Repeat, exactly and in full, the lines of the listing below, but without any pictures.
※
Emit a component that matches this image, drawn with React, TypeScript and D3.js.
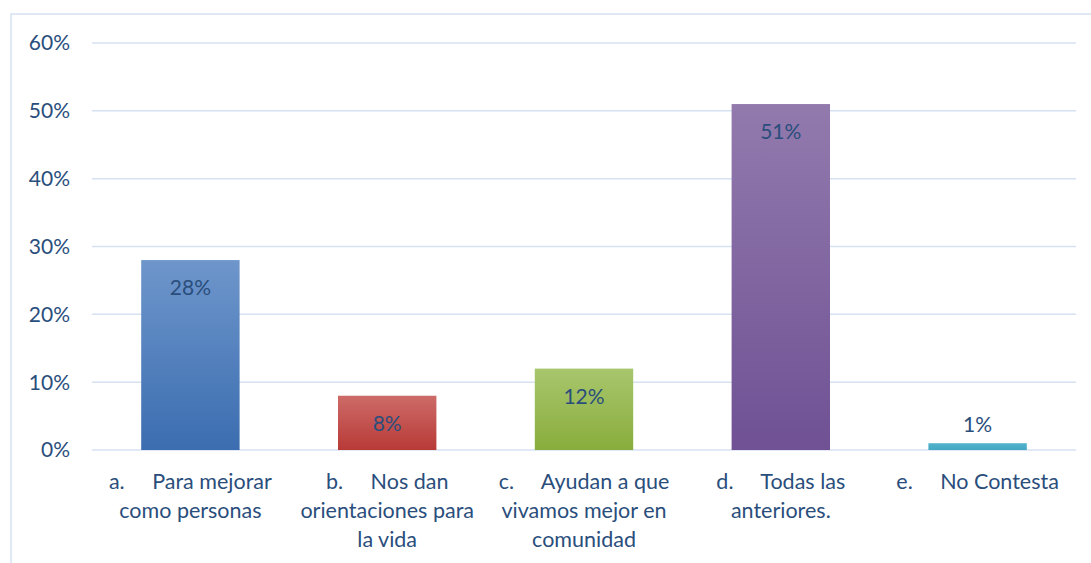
import React from "react";
import * as d3 from "d3";

const categories: string[][] = [
  ["a.     Para mejorar", "como personas"],
  ["b.     Nos dan", "orientaciones para", "la vida"],
  ["c.     Ayudan a que", "vivamos mejor en", "comunidad"],
  ["d.     Todas las", "anteriores."],
  ["e.     No Contesta"],
];
const values = [0.28, 0.08, 0.12, 0.51, 0.01];
const colorsTop = ["#6e96cb", "#cd6b68", "#a8c66d", "#927aad", "#52b3cc"];
const colorsBottom = ["#3b6db0", "#b83a37", "#89ad3c", "#6f5194", "#44a8c3"];
const yTicks = [0, 0.1, 0.2, 0.3, 0.4, 0.5, 0.6];

const W = 1091;
const H = 563;
const left = 92;
const right = 1076;
const top = 43;
const bottom = 450;
const textColor = "#2a4e7c";
const font = "Lato, 'Open Sans', sans-serif";

export default function App() {
  const x = d3
    .scaleBand<number>()
    .domain(values.map((_, i) => i))
    .range([left, right])
    .paddingInner(0.5)
    .paddingOuter(0.25);
  const y = d3.scaleLinear().domain([0, 0.6]).range([bottom, top]);
  const pct = d3.format(".0%");

  return (
    <svg
      width={W}
      height={H}
      style={{ position: "absolute", left: 0, top: 0, background: "#fff" }}
      fontFamily={font}
    >
      <defs>
        {values.map((_, i) => (
          <linearGradient key={i} id={`g${i}`} x1="0" y1="0" x2="0" y2="1">
            <stop offset="0%" stopColor={colorsTop[i]} />
            <stop offset="100%" stopColor={colorsBottom[i]} />
          </linearGradient>
        ))}
      </defs>
      <rect x={11} y={14} width={1100} height={600} fill="none" stroke="#d5e2f3" strokeWidth={1.5} />
      {yTicks.map((t) => (
        <g key={t}>
          <line x1={left} x2={right} y1={y(t)} y2={y(t)} stroke="#d6e2f2" strokeWidth={1.5} />
          <text x={70} y={y(t)} dy="0.35em" textAnchor="end" fontSize={21} fill={textColor}>
            {pct(t)}
          </text>
        </g>
      ))}
      {values.map((v, i) => {
        const bx = x(i)!;
        const bw = x.bandwidth();
        const by = y(v);
        const small = bottom - by < 40;
        return (
          <g key={i}>
            <rect x={bx} y={by} width={bw} height={bottom - by} fill={`url(#g${i})`} />
            <text
              x={bx + bw / 2}
              y={small ? by - 11 : by + 35}
              textAnchor="middle"
              fontSize={21}
              fill={textColor}
            >
              {pct(v)}
            </text>
            {categories[i].map((line, j) => (
              <text
                key={j}
                x={bx + bw / 2}
                y={489 + j * 29}
                textAnchor="middle"
                fontSize={21.5}
                fill={textColor}
                style={{ whiteSpace: "pre" }}
              >
                {line}
              </text>
            ))}
          </g>
        );
      })}
    </svg>
  );
}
※
Solution to the problem>
Emit a component that matches this image, drawn with React, TypeScript and D3.js.
import React from "react";
import * as d3 from "d3";

const categories: string[][] = [
  ["a.     Para mejorar", "como personas"],
  ["b.     Nos dan", "orientaciones para", "la vida"],
  ["c.     Ayudan a que", "vivamos mejor en", "comunidad"],
  ["d.     Todas las", "anteriores."],
  ["e.     No Contesta"],
];
const values = [0.28, 0.08, 0.12, 0.51, 0.01];
const colorsTop = ["#6e96cb", "#cd6b68", "#a8c66d", "#927aad", "#52b3cc"];
const colorsBottom = ["#3b6db0", "#b83a37", "#89ad3c", "#6f5194", "#44a8c3"];
const yTicks = [0, 0.1, 0.2, 0.3, 0.4, 0.5, 0.6];

const W = 1091;
const H = 563;
const left = 92;
const right = 1076;
const top = 43;
const bottom = 450;
const textColor = "#2a4e7c";
const font = "Lato, 'Open Sans', sans-serif";

export default function App() {
  const x = d3
    .scaleBand<number>()
    .domain(values.map((_, i) => i))
    .range([left, right])
    .paddingInner(0.5)
    .paddingOuter(0.25);
  const y = d3.scaleLinear().domain([0, 0.6]).range([bottom, top]);
  const pct = d3.format(".0%");

  return (
    <svg
      width={W}
      height={H}
      style={{ position: "absolute", left: 0, top: 0, background: "#fff" }}
      fontFamily={font}
    >
      <defs>
        {values.map((_, i) => (
          <linearGradient key={i} id={`g${i}`} x1="0" y1="0" x2="0" y2="1">
            <stop offset="0%" stopColor={colorsTop[i]} />
            <stop offset="100%" stopColor={colorsBottom[i]} />
          </linearGradient>
        ))}
      </defs>
      <rect x={11} y={14} width={1100} height={600} fill="none" stroke="#d5e2f3" strokeWidth={1.5} />
      {yTicks.map((t) => (
        <g key={t}>
          <line x1={left} x2={right} y1={y(t)} y2={y(t)} stroke="#d6e2f2" strokeWidth={1.5} />
          <text x={70} y={y(t)} dy="0.35em" textAnchor="end" fontSize={21} fill={textColor}>
            {pct(t)}
          </text>
        </g>
      ))}
      {values.map((v, i) => {
        const bx = x(i)!;
        const bw = x.bandwidth();
        const by = y(v);
        const small = bottom - by < 40;
        return (
          <g key={i}>
            <rect x={bx} y={by} width={bw} height={bottom - by} fill={`url(#g${i})`} />
            <text
              x={bx + bw / 2}
              y={small ? by - 11 : by + 35}
              textAnchor="middle"
              fontSize={21}
              fill={textColor}
            >
              {pct(v)}
            </text>
            {categories[i].map((line, j) => (
              <text
                key={j}
                x={bx + bw / 2}
                y={489 + j * 29}
                textAnchor="middle"
                fontSize={21.5}
                fill={textColor}
                style={{ whiteSpace: "pre" }}
              >
                {line}
              </text>
            ))}
          </g>
        );
      })}
    </svg>
  );
}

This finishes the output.